Cambio climático.  Como las emisiones de gases de efecto invernadero continúan aumentando, todo indica que no se cumplirá con el compromiso de evitar que el aumento de la temperatura planetaria supere los 1,5 grados en el futuro inmediato. Tampoco podría asegurarse la meta de cero emisiones netas en 2050. Por el contrario, llegaremos a 2,8 grados de aumento de temperatura, lo que significa el derretimiento de enormes masas polares, la elevación de más de 10 centímetros en el nivel de los océanos, unos 1.700 millones de personas padeciendo olas de calor extremo, 61 millones sufriendo sequías y una cascada en la pérdida de la biodiversidad. Muchas regiones se desertificarán y se modificarán severamente las áreas agropecuarias y la provisión global de alimentos.

Pérdida de la biodiversidad.  Aproximadamente el 77 por ciento de los espacios terrestres y el 87 por ciento de los océanos han sido modificados por los humanos, lo que desencadenó que se perdiera un 83 por ciento de la biomasa de mamíferos y la mitad de la vegetación original. El efecto sobre la fauna y la flora ha sido brutal; se presume que un millón de especies está en riesgo de extinguirse: un cuarto de las especies de mamíferos, el 13 por ciento de las aves y el 41 por ciento de los anfibios. Las áreas silvestres han sido deforestadas, convertidas a la ganadería o la agricultura o reemplazadas por ciudades. El 75 por ciento del agua dulce ahora se utiliza para la agricultura y otros fines humanos.

Plásticos y químicos. Se acumulan nuevos productos, sintetizados por humanos y que no existían en la naturaleza. Se producen 400 millones de toneladas de plásticos por año, se lanzan a las aguas de 300 a 400 millones de toneladas de metales pesados, solventes y otros derivados industriales, y los derivados de los fertilizantes contaminan ríos, lagunas y costas. Los derivados del plástico, convertidos en diminutas partículas, invaden el aire, los suelos y las aguas. Se considera que cada persona ingiere indirectamente más de 100 mil de ellos por día y ya han sido hallados en nuestra sangre. Lo mismo ocurre con otras sustancias: el agroquímico glifosato y sus derivados, de uso masivo en Uruguay y en otros países, han sido encontrados en alimentos, leches maternizadas, cervezas o tampones femeninos.

Economía verde

Desde las estrategias convencionales de desarrollo, responsables de la crisis ecológica, se insiste en apelar a distintos medios e instrumentos económicos. Es parte de la llamada economía verde, por la cual se pretende aminorar los impactos, pero no se acepta atacar las raíces económicas que desencadenan la crisis ambiental. Entre ellos están los intentos de incluir los ecosistemas o las especies dentro de los mercados, de manera que su gestión pueda servir al crecimiento económico. Otros apuestan a instrumentos económicos tales como tasas o impuestos, o a condicionar el desempeño económico a la gestión ecológica.

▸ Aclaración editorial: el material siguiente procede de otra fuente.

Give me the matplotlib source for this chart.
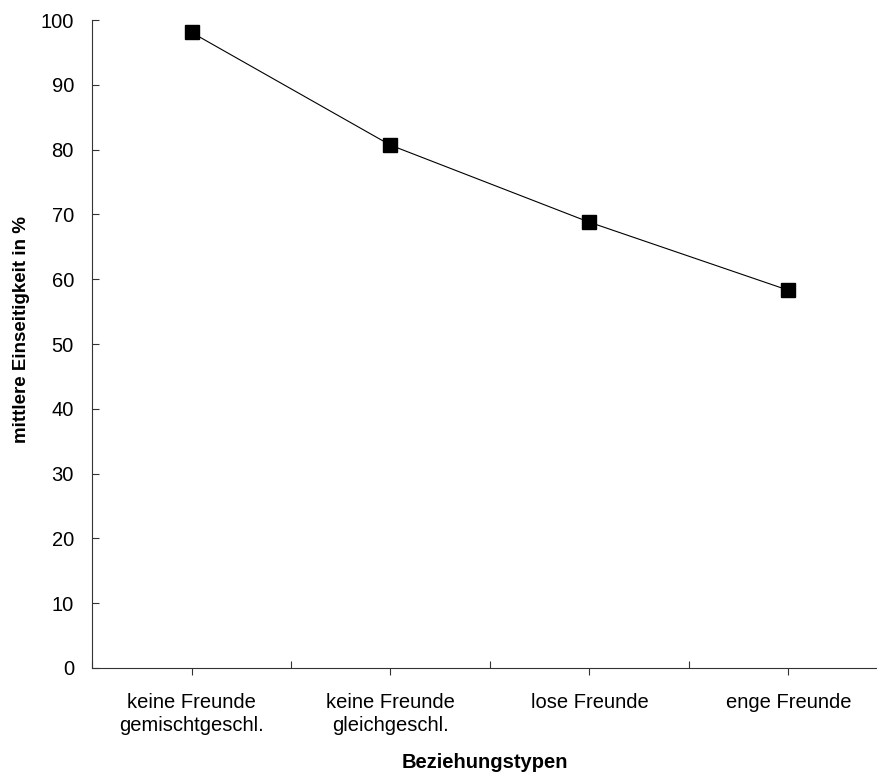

Uruguay, bajo el actual gobierno, ha dado dos pasos. El primero fue convertir parte del IMESI (impuesto específico interno) a los combustibles en un impuesto a las emisiones de carbono por quemar gasoil. Desde el punto de vista ambiental, no tiene efectividad y es, sobre todo, una medida publicitaria. Más recientemente se emitió un «bono verde» de deuda externa (por 1.500 millones de dólares), cuya tasa de interés depende de cumplir metas en mitigación del cambio climático. El problema es que el país no se compromete a bajar o detener las emisiones netas de los gases con efecto invernadero, sino a reducir su proporción en relación con el PBI. El ministro de Ambiente sostuvo que esto es un «punto de inflexión» en la gestión ambiental, pero, en realidad, es una jugada contable a la que apelan varios países para seguir emitiendo: si el PBI aumenta, el país podrá emitir más toneladas de carbono.

Alternativas

Estamos rodeados de opciones de cambio para permitir proteger nuestro patrimonio ecológico y, a la vez, asegurar la calidad de vida. Algunas están en marcha desde hace mucho tiempo y son vigorosas, como lo ilustran las prácticas de agricultura y ganadería orgánica en Uruguay. No dependen de agroquímicos, controlan biológicamente las plagas, regeneran los suelos, demandan una mayor mano de obra y proveen alimentos más sanos. Son opciones que, a su vez, son económicamente viables y que, en ciertos casos, sostienen relevantes corrientes exportadoras (como muestra nuestra ganadería certificada). No es que no existan alternativas viables: aunque estamos rodeados de ellas, en muchos casos, son negadas o combatidas desde el desarrollismo convencional, como justamente ocurrió con la agroecología bajo el presente gobierno.

Al mismo tiempo, está claro que los cambios necesarios para sanar al planeta no solamente pasan por nuevas tecnologías o diferentes gerenciamientos del desarrollo, sino por recuperar otras sensibilidades y responsabilidades. En ese esfuerzo, América Latina también ha ofrecido innovaciones tales como el reconocimiento de los derechos de la naturaleza, aceptados de distintos modos en Ecuador y Colombia, que se responden a cambios en la ética y la afectividad: entender que el ambiente y la vida no pueden ser mercantilizados, y que la justicia es tanto entre humanos como con la naturaleza.